Po-faced is humourless and disapproving. It isn’t interchangeable with poker-faced, which is deliberately expressionless. Brandishing and burnishing are very different. Allowed and aloud are entirely different words that, frankly, I was astonished to see mixed up. The phrase is pass muster, not pass mustard. The latter would nip a bit.
Data is plural, datum is singular. Canvas is a stout fabric, canvass is to solicit votes. A yoke refers to servitude, a yolk is part of an egg. Mixing these up when choosing breakfast could be detrimental to your entire day.
“My bad” is an entirely meaningless phrase. “Simple as” or “easy as” are incomplete phrases used by people who must have spectacularly limited vocabularies.
Hail is ice that falls from the sky, hale is healthy. A bridle vow might be a wedding promise from a horse. Hoard is to store up, hordes invade. Naval is to do with the Navy, navel is to do with your belly-button. Scrimp and skimp are related but have distinct meanings.
“Staring down the barrel of the goalkeeper” is a bizarrely mixed metaphor. The correct spelling is “alluded to”, not “illuded to”. There is no need to “pre-book”, book will do. Endemic and epidemic are different. Exalt and exult are different. Mineute isn’t a word meaning very small, that is minute. A roing boat is missing a w. A pikcher is not a picture.

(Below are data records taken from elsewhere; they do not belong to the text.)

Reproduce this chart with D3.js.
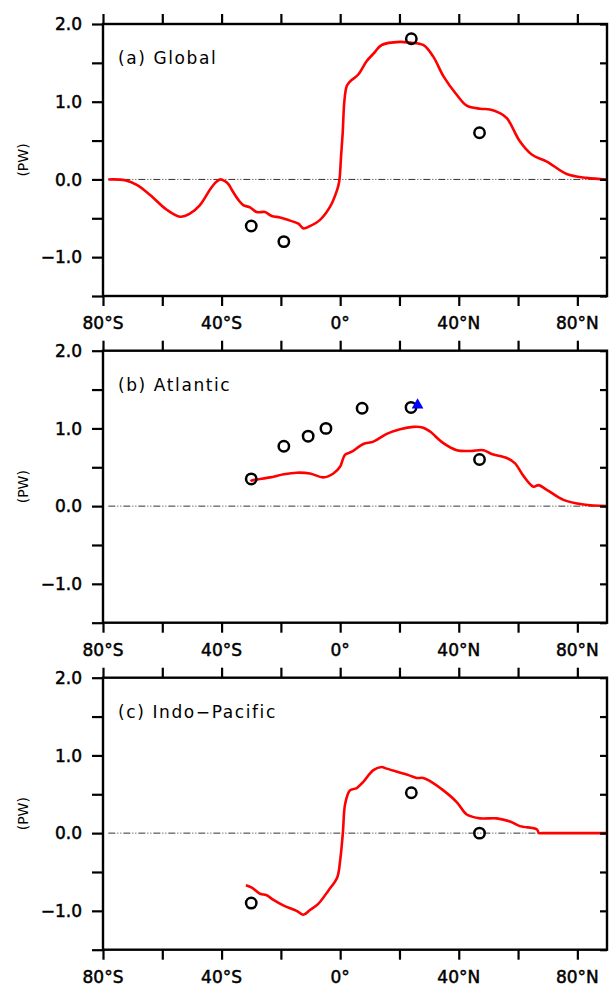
<!DOCTYPE html>
<html>
<head>
<meta charset="utf-8">
<script src="https://cdn.jsdelivr.net/npm/d3@7"></script>
<style>
  body { margin: 0; background: #fff; }
  svg { display: block; font-family: "DejaVu Sans", sans-serif; }
</style>
</head>
<body>
<div id="chart"></div>
<script>
// heat transport curves, [lat, PW]
const globalHT = [[-78.2,0],[-72.6,-0.01],[-68.6,-0.07],[-64.1,-0.2],[-58.5,-0.39],[-54,-0.48],[-50.7,-0.44],
    [-47.3,-0.33],[-43.9,-0.13],[-42.3,-0.05],[-40.5,0],[-39,-0.02],[-37.5,-0.07],[-36.6,-0.13],[-34.4,-0.26],
    [-32.7,-0.33],[-30.4,-0.36],
    [-28.2,-0.42],[-25.4,-0.42],[-23.1,-0.47],[-20.3,-0.49],[-16.9,-0.53],[-14.1,-0.57],[-12.4,-0.63],[-10.2,-0.60],
    [-6.8,-0.52],[-3.4,-0.35],[-1.0,-0.13],[-0.3,-0.02],[0.3,0.3],[0.85,0.6],[1.4,1.0],[2.2,1.2],[3.3,1.26],[6.1,1.35],
    [8.9,1.52],[11.5,1.63],[14,1.73],[20.2,1.77],[23.5,1.76],[28,1.73],[31.4,1.58],[34.8,1.33],[39.3,1.09],
    [42.7,0.95],[47.2,0.91],[50.5,0.90],[53.5,0.86],[56.2,0.79],[60.6,0.49],[64.6,0.32],[69.7,0.23],[76.4,0.07],
    [83.1,0.02],[90,0]];

const atlanticHT = [[-30.2,0.32],[-29.8,0.33],[-23.7,0.37],[-19,0.41],[-14.7,0.43],[-10.2,0.42],[-5.7,0.37],
    [-2.3,0.42],[0,0.51],[1.6,0.66],[3.9,0.70],[7.8,0.80],[11.2,0.83],[15.7,0.93],[20.2,0.99],[24.7,1.02],[28,1.01],
    [30.3,0.96],[34.8,0.81],[39.3,0.72],[44,0.71],[48.3,0.72],[51.1,0.67],[56.2,0.62],[59,0.55],[61.8,0.39],
    [65.2,0.25],[66.9,0.27],[69.7,0.21],[75.3,0.08],[82.1,0.02],[90,0]];

const indoPacHT = [[-31.8,-0.67],[-29.8,-0.70],[-27,-0.78],[-24.8,-0.80],[-22.5,-0.86],[-19.2,-0.93],[-14.7,-1.00],
    [-12.4,-1.05],[-10.2,-0.99],[-7.4,-0.91],[-4,-0.74],[-1,-0.57],[0,-0.35],[0.9,0],[1.7,0.38],[3.3,0.55],[5.6,0.58],
    [7.8,0.66],[11.2,0.81],[14,0.85],[15.7,0.83],[23.5,0.74],[25.8,0.71],[28,0.71],[30.3,0.67],[34.8,0.55],
    [39.3,0.40],[42.7,0.24],[47.2,0.19],[52.8,0.19],[57.3,0.15],[60.6,0.09],[66.3,0.05],[67.1,0],[68,0],[70,0],
    [80,0],[90,0]];

// observations (circles)
const globalObs = [[-30,-0.60],[-19,-0.80],[24,1.81],[47,0.60]];
const atlanticObs = [[-30,0.35],[-19,0.77],[-10.8,0.90],[-4.8,1.00],[7.4,1.26],[23.9,1.27],[47,0.60]];
const indoPacObs = [[-30,-0.90],[24,0.52],[47,0.0]];
// RAPID (triangle)
const rapidObs = [[26.1,1.30]];

const panelLabels = ["(a) Global", "(b) Atlantic", "(c) Indo\u2212Pacific"];
const yLabelTicks = [-1, 0, 1, 2];
const yMinorTicks = [-1.5, -1, -0.5, 0, 0.5, 1, 1.5, 2];
const xTicks = [-80, -60, -40, -20, 0, 20, 40, 60, 80];
const xLabelTicks = [-80, -40, 0, 40, 80];

const panels = [
    { label: panelLabels[0], line: globalHT, obs: globalObs, tri: [] },
    { label: panelLabels[1], line: atlanticHT, obs: atlanticObs, tri: rapidObs },
    { label: panelLabels[2], line: indoPacHT, obs: indoPacObs, tri: [] }
];

const width = 616, height = 988;
const left = 103, right = 607, ph = 272;
const tops = [24, 350.7, 677.7];

const svg = d3.select("#chart").append("svg")
    .attr("width", width)
    .attr("height", height);

const x = d3.scaleLinear().domain([-80, 90]).range([left, right]);

function latFmt(d) {
    if (d === 0) return "0\u00b0";
    return Math.abs(d) + "\u00b0" + (d < 0 ? "S" : "N");
}
function valFmt(d) {
    return (d < 0 ? "\u2212" : "") + Math.abs(d).toFixed(1);
}

panels.forEach((p, i) => {
    const top = tops[i];
    const y = d3.scaleLinear().domain([-1.5, 2]).range([top + ph, top]);
    const g = svg.append("g");

    // zero line
    g.append("line")
        .attr("x1", x(-78.2)).attr("x2", x(90))
        .attr("y1", y(0)).attr("y2", y(0))
        .attr("stroke", "#333")
        .attr("stroke-width", 1)
        .attr("stroke-dasharray", "7,2,1,2,1,2");

    // model curve
    const line = d3.line()
        .x(d => x(d[0]))
        .y(d => y(d[1]))
        .curve(d3.curveCatmullRom.alpha(0.5));
    g.append("path")
        .datum(p.line)
        .attr("d", line)
        .attr("fill", "none")
        .attr("stroke", "#ff0000")
        .attr("stroke-width", 2.6)
        .attr("stroke-linejoin", "round");

    // circles
    g.selectAll("circle.obs")
        .data(p.obs)
        .enter()
        .append("circle")
        .attr("class", "obs")
        .attr("cx", d => x(d[0]))
        .attr("cy", d => y(d[1]))
        .attr("r", 5.2)
        .attr("fill", "none")
        .attr("stroke", "#000")
        .attr("stroke-width", 2.5);

    g.selectAll("path.tri")
        .data(p.tri)
        .enter()
        .append("path")
        .attr("class", "tri")
        .attr("d", d3.symbol().type(d3.symbolTriangle).size(60))
        .attr("transform", d => `translate(${x(d[0])},${y(d[1])})`)
        .attr("fill", "#0000ff");

    // axes
    const axL = g.append("g")
        .attr("transform", `translate(${left},0)`)
        .call(d3.axisLeft(y).tickValues(yMinorTicks).tickSize(11).tickFormat(""));
    const axR = g.append("g")
        .attr("transform", `translate(${right},0)`)
        .call(d3.axisLeft(y).tickValues(yMinorTicks).tickSize(7).tickFormat(""));
    const axT = g.append("g")
        .attr("transform", `translate(0,${top})`)
        .call(d3.axisTop(x).tickValues(xTicks).tickSize(10).tickFormat(""));
    const axB = g.append("g")
        .attr("transform", `translate(0,${top + ph})`)
        .call(d3.axisBottom(x).tickValues(xTicks).tickSize(10).tickFormat(""));
    axR.selectAll(".tick line").attr("x2", -7);

    [axL, axR, axT, axB].forEach(a => {
        a.select(".domain").remove();
        a.selectAll(".tick line").attr("stroke", "#000").attr("stroke-width", 2.2);
    });

    // frame
    g.append("rect")
        .attr("x", left).attr("y", top)
        .attr("width", right - left).attr("height", ph)
        .attr("fill", "none")
        .attr("stroke", "#000")
        .attr("stroke-width", 2.4);

    // y tick labels
    g.selectAll("text.ylab")
        .data(yLabelTicks)
        .enter()
        .append("text")
        .attr("class", "ylab")
        .attr("x", 82)
        .attr("y", d => y(d))
        .attr("dy", "0.36em")
        .attr("text-anchor", "end")
        .style("font-size", "17px")
        .style("stroke", "#000")
        .style("stroke-width", "0.5px")
        .text(valFmt);

    // x tick labels
    g.selectAll("text.xlab")
        .data(xLabelTicks)
        .enter()
        .append("text")
        .attr("class", "xlab")
        .attr("x", d => x(d))
        .attr("y", top + ph + 33)
        .attr("text-anchor", "middle")
        .style("font-size", "17px")
        .style("stroke", "#000")
        .style("stroke-width", "0.5px")
        .text(latFmt);

    // units
    g.append("text")
        .attr("transform", `translate(28,${top + ph / 2}) rotate(-90)`)
        .attr("text-anchor", "middle")
        .style("font-size", "14px")
        .text("(PW)");

    // panel label
    g.append("text")
        .attr("x", 118)
        .attr("y", top + 40)
        .style("font-size", "17px")
        .style("letter-spacing", "1.6px")
        .text(p.label);
});
</script>
</body>
</html>
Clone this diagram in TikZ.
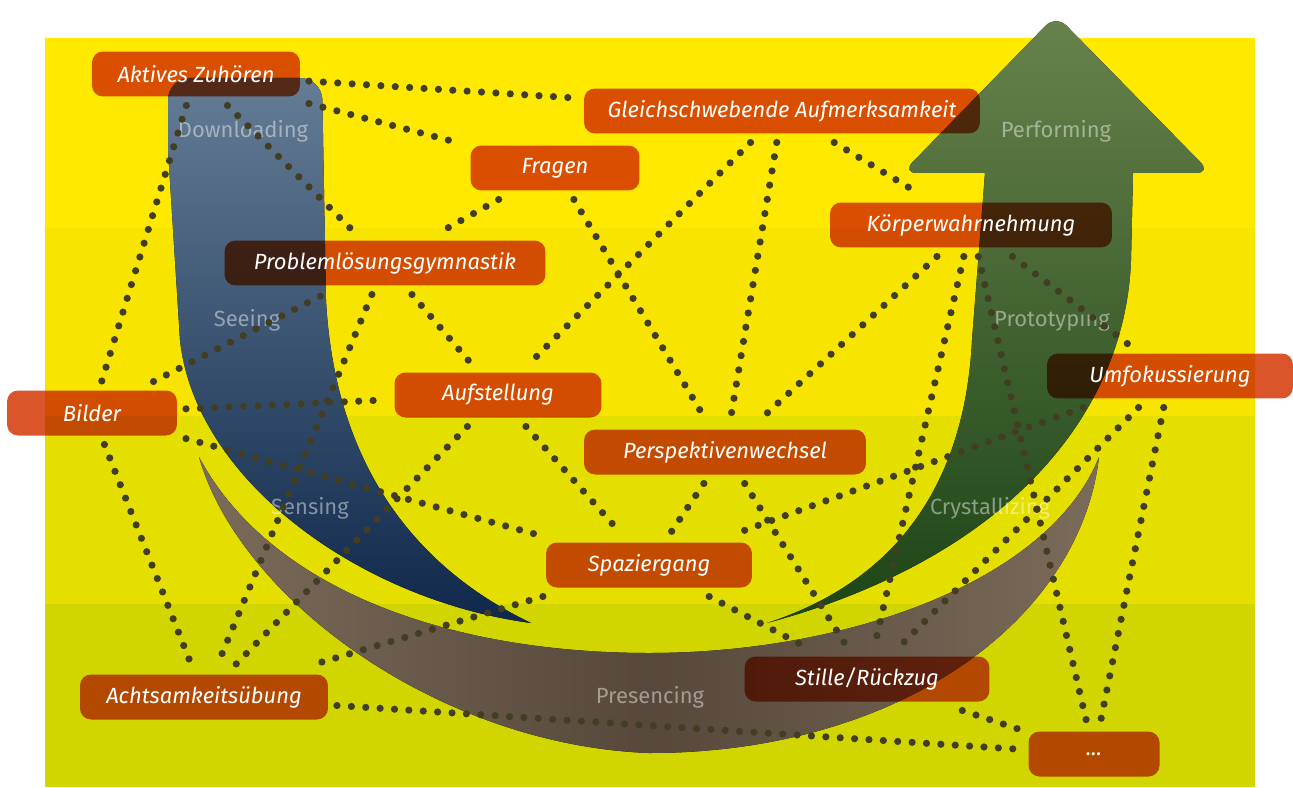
\documentclass[tikz,border=0pt]{standalone}
\usepackage{fontspec}
\setsansfont{Fira Sans}
\usepackage{tikz}
\usetikzlibrary{positioning}

\definecolor{bandA}{RGB}{255,233,0}
\definecolor{bandB}{RGB}{247,229,0}
\definecolor{bandC}{RGB}{229,223,0}
\definecolor{bandD}{RGB}{210,214,0}
\definecolor{tagfill}{RGB}{218,86,42}
\definecolor{dotcol}{RGB}{66,62,36}
\definecolor{blueTop}{RGB}{100,124,148}
\definecolor{blueBot}{RGB}{15,40,75}
\definecolor{brownMid}{RGB}{86,72,58}
\definecolor{brownEnd}{RGB}{122,107,90}
\definecolor{greenTop}{RGB}{104,130,76}
\definecolor{greenBot}{RGB}{28,68,22}

\begin{document}
\begin{tikzpicture}[
    x=0.02cm, y=-0.02cm,
    tag/.style={rectangle, rounded corners=0.22cm, minimum height=0.9cm, inner sep=0pt, outer sep=0.18cm, text=white, font=\sffamily\itshape\fontsize{12.5}{14}\selectfont, preaction={fill=tagfill, blend mode=multiply}},
    phase/.style={text=white, text opacity=0.45, font=\sffamily\fontsize{12.5}{14}\selectfont},
    link/.style={draw=dotcol, line width=4.1pt, line cap=round, dash pattern=on 0pt off 8.2pt}
]

% Background
\fill[white] (0,0) rectangle (1293,787);
\useasboundingbox (0,0) rectangle (1293,787);
\fill[bandA] (45,38) rectangle (1255,228);
\fill[bandB] (45,228) rectangle (1255,416);
\fill[bandC] (45,416) rectangle (1255,604);
\fill[bandD] (45,604) rectangle (1255,787);

% U shape
\fill[left color=brownEnd, right color=brownEnd, middle color=brownMid] (199,457) .. controls (240,600) and (440,745) .. (649,753) .. controls (900,753) and (1080,620) .. (1099,457) .. controls (1050,580) and (850,653) .. (649,653) .. controls (450,653) and (270,590) .. (199,457) -- cycle;
\fill[top color=blueTop, bottom color=blueBot] (168,150) [rounded corners=0.44cm] -- (168,78) -- (322,78) [sharp corners] -- (326,300) .. controls (335,470) and (420,570) .. (531,623) .. controls (360,600) and (195,480) .. (180,340) -- cycle;
\fill[top color=greenTop, bottom color=greenBot] (767,623) .. controls (900,580) and (965,480) .. (972,340) -- (985,173) [rounded corners=0.3cm] -- (902,173) -- (1056,15) -- (1211,173) [sharp corners] -- (1133,173) -- (1131,260) .. controls (1125,420) and (1000,560) .. (767,623) -- cycle;

\node[phase] (download) at (243,131) {Downloading};
\node[phase] (seeing) at (247,320) {Seeing};
\node[phase] (sensing) at (310,508) {Sensing};
\node[phase] (presencing) at (650,697) {Presencing};
\node[phase] (crystal) at (990,508) {Crystallizing};
\node[phase] (proto) at (1052,320) {Prototyping};
\node[phase] (perform) at (1056,131) {Performing};

% Nodes
\node[tag, minimum width=4.16cm] (zuhoeren) at (196,74) {Aktives Zuhören};
\node[tag, minimum width=7.92cm] (gleich) at (782,111) {Gleichschwebende Aufmerksamkeit};
\node[tag, minimum width=3.38cm] (fragen) at (555,168) {Fragen};
\node[tag, minimum width=5.64cm] (koerper) at (971,225) {Körperwahrnehmung};
\node[tag, minimum width=6.42cm] (problem) at (385,263) {Problemlösungsgymnastik};
\node[tag, minimum width=4.92cm] (umfok) at (1170,376) {Umfokussierung};
\node[tag, minimum width=3.4cm] (bilder) at (92,413) {Bilder};
\node[tag, minimum width=4.14cm] (aufst) at (498,395) {Aufstellung};
\node[tag, minimum width=5.64cm] (persp) at (725,452) {Perspektivenwechsel};
\node[tag, minimum width=4.12cm] (spazier) at (649,565) {Spaziergang};
\node[tag, minimum width=4.9cm] (stille) at (867,679) {Stille/Rückzug};
\node[tag, minimum width=4.96cm] (achtsam) at (204,697) {Achtsamkeitsübung};
\node[tag, minimum width=2.62cm] (etc) at (1094,754) {...};

% Dotted links
\draw[link] (zuhoeren) -- (gleich);
\draw[link] (zuhoeren) -- (fragen);
\draw[link] (zuhoeren) -- (problem);
\draw[link] (zuhoeren) -- (bilder);
\draw[link] (fragen) -- (problem);
\draw[link] (fragen) -- (persp);
\draw[link] (gleich) -- (aufst);
\draw[link] (gleich) -- (persp);
\draw[link] (gleich) -- (koerper);
\draw[link] (koerper) -- (persp);
\draw[link] (koerper) -- (stille);
\draw[link] (koerper) -- (umfok);
\draw[link] (koerper) -- (etc);
\draw[link] (problem) -- (aufst);
\draw[link] (problem) -- (achtsam);
\draw[link] (bilder) -- (problem);
\draw[link] (bilder) -- (aufst);
\draw[link] (bilder) -- (achtsam);
\draw[link] (bilder) -- (spazier);
\draw[link] (aufst) -- (spazier);
\draw[link] (aufst) -- (achtsam);
\draw[link] (persp) -- (spazier);
\draw[link] (persp) -- (stille);
\draw[link] (umfok) -- (stille);
\draw[link] (umfok) -- (etc);
\draw[link] (umfok) -- (spazier);
\draw[link] (spazier) -- (achtsam);
\draw[link] (spazier) -- (stille);
\draw[link] (achtsam) -- (etc);
\draw[link] (stille) -- (etc);

\end{tikzpicture}
\end{document}
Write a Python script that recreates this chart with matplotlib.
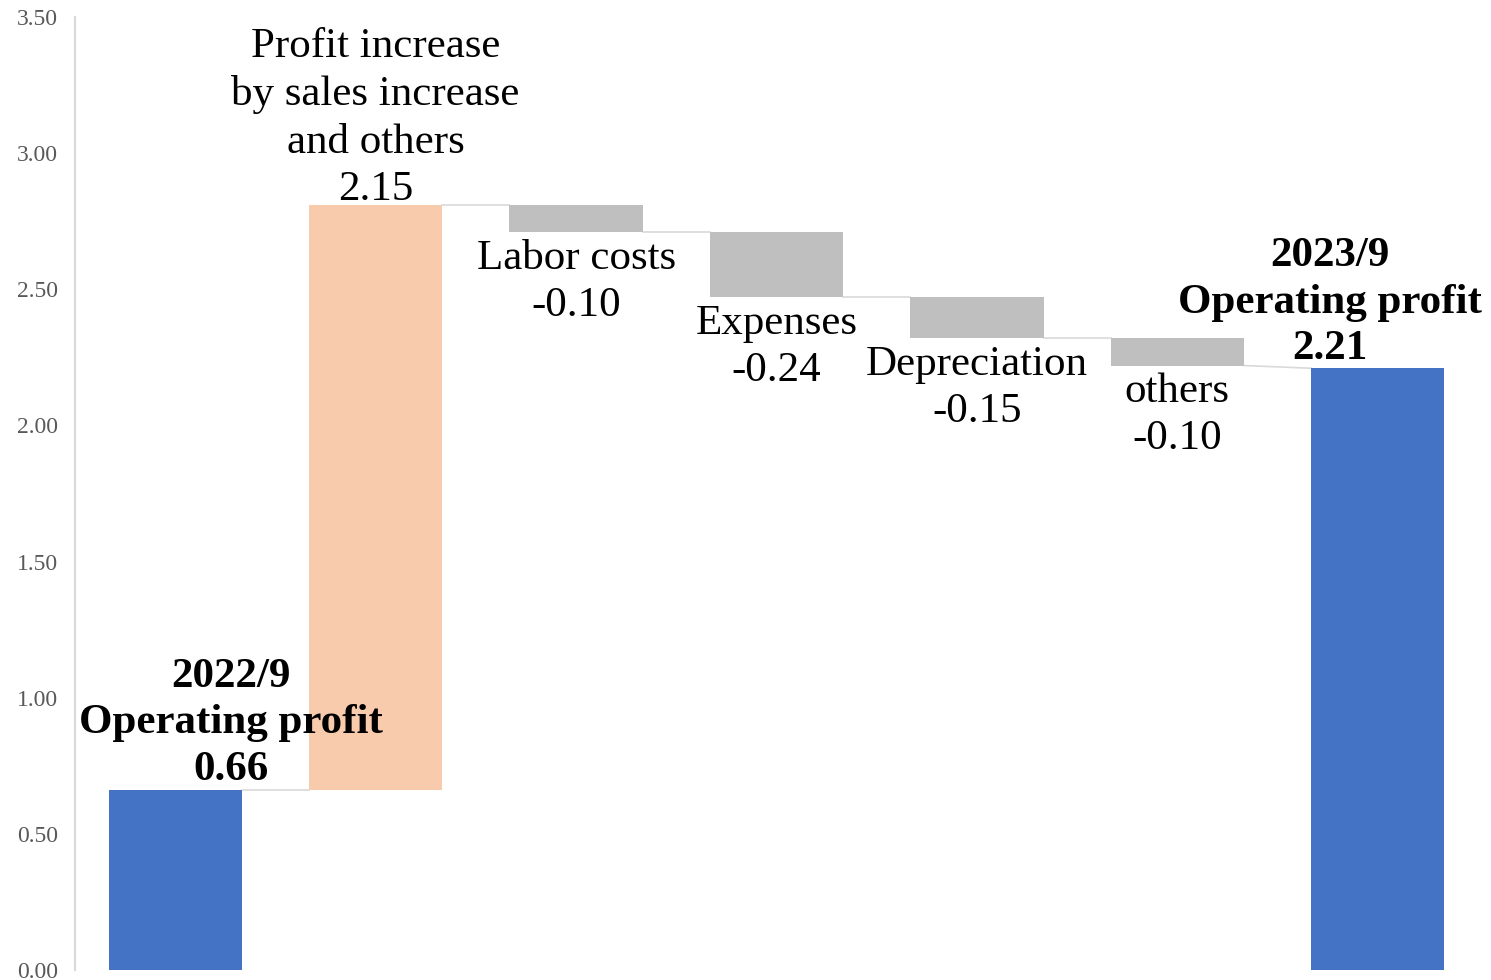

Honestly, did these people attend school?
A quotation is wise, memorable words re-used. A quote is what is given to a newspaper and not necessarily wise or memorable. Cite is neither sight nor site. Afflict is not inflict. Formerly and formally are very different.
“Up the ante” does not mean try harder, it is to increase the stakes. Up the anti is nonsensical. I’m not even going to discuss the phrase with the spelling “auntie”, other than to say that I have actually seen it – and done in ignorance, not as a poor taste joke.
Dependent is reliant upon, a dependant is a child who depends upon you. Unless you are using American English, in which case there is little hope for you.
Finally, I’ve never heard anyone say “Port Bhruachaidh” when they mean Broughty Ferry. Or polieas when they mean police. Putting Gaelic names on road signs and police cars is a waste of paint anywhere that Gaelic isn’t widely spoken.
Word of the week
Bashless (adjective)
Shameless, bold. The opposite of bashful. EG: “It takes a bashless chap to walk into a coffee shop and remove all his clothes.”